Photo archive of 8 photographs, 7 silver gelatin and one mounted sepia photograph, ranging from 6 x 4 to 9.5 x 7 inches, including New York and other unidentified locations, circa 1900–1915. One Brown Bros. photograph shows a seated woman trimming or assembling hats at a worktable crowded with millinery forms and materials, framing decorative labor as skilled commercial production rather than private handiwork. Another image shows four women and one man gathered around tables stacked with folded cloth, corresponding to the handwritten verso note “Russian Women [Filling Bandages] for the front.” A larger photograph, inscribed on the verso “women workers / compass making,” shows a woman seated at a bench adjusting a circular instrument with tools and components arranged before her. Another workplace view pictures a woman handling a metal object beside machinery and a crate with partial printed text ending in “...products... Cleveland.” The photograph inscribed “women in Laundry” shows several women bent over long tables in a bright workroom lined with tall windows, while the mounted sepia image depicts six apron-clad women at long counters beneath a large hooded vent in a commercial kitchen. Across the group, aprons, work dresses, caps, tables, tools, and stacked materials recur, giving the photographs a shared emphasis on feminine labor as organized, visible, and socially legible.

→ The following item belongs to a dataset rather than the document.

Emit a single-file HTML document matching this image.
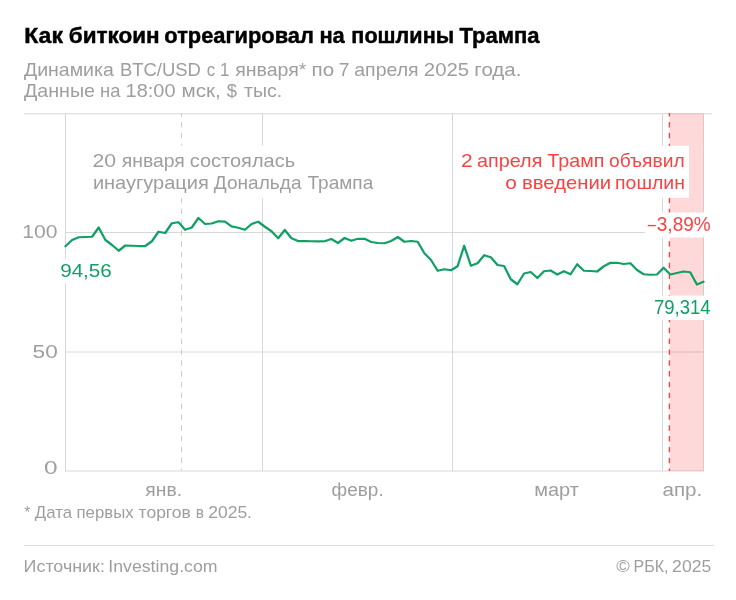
<!DOCTYPE html>
<html lang="ru"><head><meta charset="utf-8"><title>Как биткоин отреагировал на пошлины Трампа</title>
<style>
html,body{margin:0;padding:0;background:#fff;}
svg{display:block;font-family:"Liberation Sans",sans-serif;}
</style></head><body>
<svg width="736" height="600" viewBox="0 0 736 600">
<rect width="736" height="600" fill="#fff"/>
<!-- grid -->
<g stroke="#d8d8d8" stroke-width="1" fill="none">
<line x1="65" y1="232.5" x2="704" y2="232.5"/>
<line x1="65" y1="352" x2="704" y2="352"/>
<line x1="65" y1="471" x2="704" y2="471"/>
<line x1="65.5" y1="114" x2="65.5" y2="471"/>
<line x1="262.5" y1="114" x2="262.5" y2="471"/>
<line x1="452.5" y1="114" x2="452.5" y2="471"/>
<line x1="662.5" y1="114" x2="662.5" y2="471"/>
<line x1="703.5" y1="114" x2="703.5" y2="471"/>
</g>
<line x1="24" y1="113.8" x2="712" y2="113.8" stroke="#d6d6d6" stroke-width="1"/>
<!-- pink band -->
<rect x="669.5" y="113.2" width="34" height="357.8" fill="#ff2a2a" fill-opacity="0.175"/>
<line x1="181.5" y1="111.17" x2="181.5" y2="471" stroke="#cccccc" stroke-width="1" stroke-dasharray="5.4 5.43"/>
<line x1="669.4" y1="111.17" x2="669.4" y2="471" stroke="#f94242" stroke-width="1.35" stroke-dasharray="5.4 5.43"/>
<rect x="24" y="100" width="688" height="13" fill="#fff"/>
<text id="title" y="43.0" font-size="21.8" fill="#000" font-weight="700" stroke="#000" stroke-width="0.45"><tspan id="title_0" x="24.24" textLength="38.68" lengthAdjust="spacingAndGlyphs">Как</tspan> <tspan id="title_1" x="68.79" textLength="90.82" lengthAdjust="spacingAndGlyphs">биткоин</tspan> <tspan id="title_2" x="164.37" textLength="149.48" lengthAdjust="spacingAndGlyphs">отреагировал</tspan> <tspan id="title_3" x="319.40" textLength="25.35" lengthAdjust="spacingAndGlyphs">на</tspan> <tspan id="title_4" x="351.35" textLength="102.82" lengthAdjust="spacingAndGlyphs">пошлины</tspan> <tspan id="title_5" x="459.50" textLength="80.12" lengthAdjust="spacingAndGlyphs">Трампа</tspan></text>
<text id="sub1" y="75.6" font-size="17.8" fill="#9e9e9e" ><tspan id="sub1_0" x="23.95" textLength="89.79" lengthAdjust="spacingAndGlyphs">Динамика</tspan> <tspan id="sub1_1" x="119.97" textLength="80.91" lengthAdjust="spacingAndGlyphs">BTC/USD</tspan> <tspan id="sub1_2" x="206.77" textLength="22.53" lengthAdjust="spacingAndGlyphs">с 1</tspan> <tspan id="sub1_3" x="235.16" textLength="71.28" lengthAdjust="spacingAndGlyphs">января*</tspan> <tspan id="sub1_4" x="311.60" textLength="22.62" lengthAdjust="spacingAndGlyphs">по</tspan> <tspan id="sub1_5" x="338.75" textLength="10.70" lengthAdjust="spacingAndGlyphs">7</tspan> <tspan id="sub1_6" x="354.29" textLength="64.39" lengthAdjust="spacingAndGlyphs">апреля</tspan> <tspan id="sub1_7" x="423.81" textLength="45.35" lengthAdjust="spacingAndGlyphs">2025</tspan> <tspan id="sub1_8" x="474.37" textLength="47.11" lengthAdjust="spacingAndGlyphs">года.</tspan></text>
<text id="sub2" y="96.9" font-size="17.8" fill="#9e9e9e" ><tspan id="sub2_0" x="23.95" textLength="71.04" lengthAdjust="spacingAndGlyphs">Данные</tspan> <tspan id="sub2_1" x="100.03" textLength="20.39" lengthAdjust="spacingAndGlyphs">на</tspan> <tspan id="sub2_2" x="125.60" textLength="49.93" lengthAdjust="spacingAndGlyphs">18:00</tspan> <tspan id="sub2_3" x="181.49" textLength="39.29" lengthAdjust="spacingAndGlyphs">мск,</tspan> <tspan id="sub2_4" x="226.87" textLength="10.23" lengthAdjust="spacingAndGlyphs">$</tspan> <tspan id="sub2_5" x="243.96" textLength="38.25" lengthAdjust="spacingAndGlyphs">тыс.</tspan></text>
<text id="y100" y="238.2" font-size="19" fill="#9e9e9e" ><tspan id="y100_0" x="22.27" textLength="35.22" lengthAdjust="spacingAndGlyphs">100</tspan></text>
<text id="y50" y="358.2" font-size="19" fill="#9e9e9e" ><tspan id="y50_0" x="32.63" textLength="25.19" lengthAdjust="spacingAndGlyphs">50</tspan></text>
<text id="y0" y="473.9" font-size="19" fill="#9e9e9e" ><tspan id="y0_0" x="44.00" textLength="13.57" lengthAdjust="spacingAndGlyphs">0</tspan></text>
<text id="jan" y="495.5" font-size="18.8" fill="#9e9e9e" ><tspan id="jan_0" x="145.35" textLength="36.70" lengthAdjust="spacingAndGlyphs">янв.</tspan></text>
<text id="feb" y="495.5" font-size="18.8" fill="#9e9e9e" ><tspan id="feb_0" x="331.64" textLength="52.06" lengthAdjust="spacingAndGlyphs">февр.</tspan></text>
<text id="mar" y="495.5" font-size="18.8" fill="#9e9e9e" ><tspan id="mar_0" x="534.19" textLength="44.66" lengthAdjust="spacingAndGlyphs">март</tspan></text>
<text id="apr" y="495.5" font-size="18.8" fill="#9e9e9e" ><tspan id="apr_0" x="662.46" textLength="39.75" lengthAdjust="spacingAndGlyphs">апр.</tspan></text>
<!-- annotations -->
<rect x="88" y="145.5" width="290" height="52.5" fill="#fff"/>
<rect x="457" y="145.8" width="232" height="52" fill="#fff"/>
<rect x="645" y="212.5" width="70" height="25" fill="#fff"/>
<rect x="57" y="258.75" width="58" height="24.75" fill="#fff"/>
<rect x="650" y="295.6" width="64" height="24.4" fill="#fff"/>
<!-- line -->
<polyline points="65.5,246.25 72.1,240.00 78.8,237.25 85.4,237.00 92.1,236.75 98.7,227.50 105.4,240.00 112.0,245.00 118.7,250.75 125.3,245.50 132.0,245.75 138.6,246.00 145.2,246.00 151.9,241.25 158.5,231.75 165.2,233.00 171.8,223.25 178.5,222.25 185.1,229.75 191.8,227.50 198.4,218.00 205.1,224.00 211.7,223.50 218.4,221.25 225.0,221.62 231.6,226.38 238.3,227.75 244.9,229.75 251.6,224.00 258.2,221.75 264.9,226.75 271.5,231.25 278.2,238.25 284.8,230.00 291.5,238.25 298.1,241.00 304.8,241.00 311.4,241.25 318.0,241.38 324.7,241.25 331.3,239.00 338.0,243.00 344.6,238.00 351.3,240.75 357.9,238.75 364.6,238.75 371.2,242.00 377.9,243.00 384.5,243.25 391.1,241.00 397.8,237.00 404.4,241.75 411.1,241.00 417.7,241.75 424.4,253.25 431.0,260.00 437.7,270.75 444.3,269.25 451.0,270.25 457.6,266.25 464.2,245.75 470.9,265.75 477.5,263.25 484.2,255.25 490.8,257.25 497.5,265.00 504.1,266.00 510.8,279.25 517.4,284.25 524.1,273.50 530.7,272.00 537.4,278.00 544.0,271.25 550.6,270.50 557.3,274.50 563.9,271.25 570.6,274.25 577.2,264.25 583.9,270.75 590.5,271.00 597.2,271.50 603.8,266.25 610.5,262.75 617.1,262.75 623.8,264.00 630.4,263.25 637.0,270.00 643.7,274.25 650.3,274.75 657.0,274.50 663.6,267.75 670.3,274.50 676.9,273.00 683.6,271.50 690.2,272.25 696.9,284.50 703.5,281.75" fill="none" stroke="#10a064" stroke-width="2.25" stroke-linejoin="round" stroke-linecap="round"/>
<text id="al1" y="167" font-size="17.8" fill="#9e9e9e" ><tspan id="al1_0" x="92.50" textLength="23.69" lengthAdjust="spacingAndGlyphs">20</tspan> <tspan id="al1_1" x="121.70" textLength="63.12" lengthAdjust="spacingAndGlyphs">января</tspan> <tspan id="al1_2" x="189.84" textLength="105.22" lengthAdjust="spacingAndGlyphs">состоялась</tspan></text>
<text id="al2" y="188.9" font-size="17.8" fill="#9e9e9e" ><tspan id="al2_0" x="92.90" textLength="115.96" lengthAdjust="spacingAndGlyphs">инаугурация</tspan> <tspan id="al2_1" x="213.88" textLength="87.61" lengthAdjust="spacingAndGlyphs">Дональда</tspan> <tspan id="al2_2" x="307.59" textLength="65.64" lengthAdjust="spacingAndGlyphs">Трампа</tspan></text>
<text id="ar1" y="167" font-size="17.8" fill="#f94242" ><tspan id="ar1_0" x="461.05" textLength="11.67" lengthAdjust="spacingAndGlyphs">2</tspan> <tspan id="ar1_1" x="477.14" textLength="65.23" lengthAdjust="spacingAndGlyphs">апреля</tspan> <tspan id="ar1_2" x="547.38" textLength="57.01" lengthAdjust="spacingAndGlyphs">Трамп</tspan> <tspan id="ar1_3" x="609.06" textLength="75.66" lengthAdjust="spacingAndGlyphs">объявил</tspan></text>
<text id="ar2" y="188.9" font-size="17.8" fill="#f94242" ><tspan id="ar2_0" x="505.35" textLength="11.55" lengthAdjust="spacingAndGlyphs">о</tspan> <tspan id="ar2_1" x="522.05" textLength="88.97" lengthAdjust="spacingAndGlyphs">введении</tspan> <tspan id="ar2_2" x="615.06" textLength="69.86" lengthAdjust="spacingAndGlyphs">пошлин</tspan></text>
<text id="pct" y="230.9" font-size="19.4" fill="#f94242" ><tspan id="pct_0" x="647.81" textLength="8.01" lengthAdjust="spacingAndGlyphs">–</tspan><tspan id="pct_1" x="656.78" textLength="53.98" lengthAdjust="spacingAndGlyphs">3,89%</tspan></text>
<text id="v1" y="277.4" font-size="19" fill="#10a064" ><tspan id="v1_0" x="60.18" textLength="51.60" lengthAdjust="spacingAndGlyphs">94,56</tspan></text>
<text id="v2" y="313.5" font-size="19.3" fill="#10a064" ><tspan id="v2_0" x="654.00" textLength="56.55" lengthAdjust="spacingAndGlyphs">79,314</tspan></text>
<text id="fn" y="517.7" font-size="15.7" fill="#9e9e9e" ><tspan id="fn_0" x="24.16" textLength="6.02" lengthAdjust="spacingAndGlyphs">*</tspan> <tspan id="fn_1" x="34.83" textLength="37.22" lengthAdjust="spacingAndGlyphs">Дата</tspan> <tspan id="fn_2" x="76.53" textLength="57.05" lengthAdjust="spacingAndGlyphs">первых</tspan> <tspan id="fn_3" x="138.60" textLength="52.32" lengthAdjust="spacingAndGlyphs">торгов</tspan> <tspan id="fn_4" x="195.76" textLength="8.30" lengthAdjust="spacingAndGlyphs">в</tspan> <tspan id="fn_5" x="208.21" textLength="43.78" lengthAdjust="spacingAndGlyphs">2025.</tspan></text>
<text id="src" y="572" font-size="16.3" fill="#9e9e9e" ><tspan id="src_0" x="23.59" textLength="81.33" lengthAdjust="spacingAndGlyphs">Источник:</tspan> <tspan id="src_1" x="108.29" textLength="109.28" lengthAdjust="spacingAndGlyphs">Investing.com</tspan></text>
<text id="cp" y="572" font-size="16.3" fill="#9e9e9e" ><tspan id="cp_0" x="616.36" textLength="13.51" lengthAdjust="spacingAndGlyphs">©</tspan> <tspan id="cp_1" x="633.58" textLength="34.94" lengthAdjust="spacingAndGlyphs">РБК,</tspan> <tspan id="cp_2" x="672.14" textLength="39.11" lengthAdjust="spacingAndGlyphs">2025</tspan></text>
<!-- footer -->
<line x1="24" y1="545.5" x2="714" y2="545.5" stroke="#dcdcdc" stroke-width="1"/>
</svg>
</body></html>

The archive belongs to a period when women’s wage labor was expanding in both scale and visibility, and when photography increasingly circulated images of female work as part of modern urban and wartime culture. Its strength lies in the range of roles pictured: decorative trade work, industrial handling, laundry labor, food preparation, and aid work directed toward the front, all of which show how women’s labor was understood through service, dexterity, endurance, and collective effort. The bandage-making image is especially important because it connects ordinary workplace culture to the wartime recasting of women’s labor as patriotic and humanitarian duty. Light surface wear, scattered creasing, minor silvering and fading, and general handling wear; mounted sepia photograph with heavier toning. Overall good condition. A compact and pointed visual record of the cultural meaning of women’s work at the point where everyday labor and wartime service converged.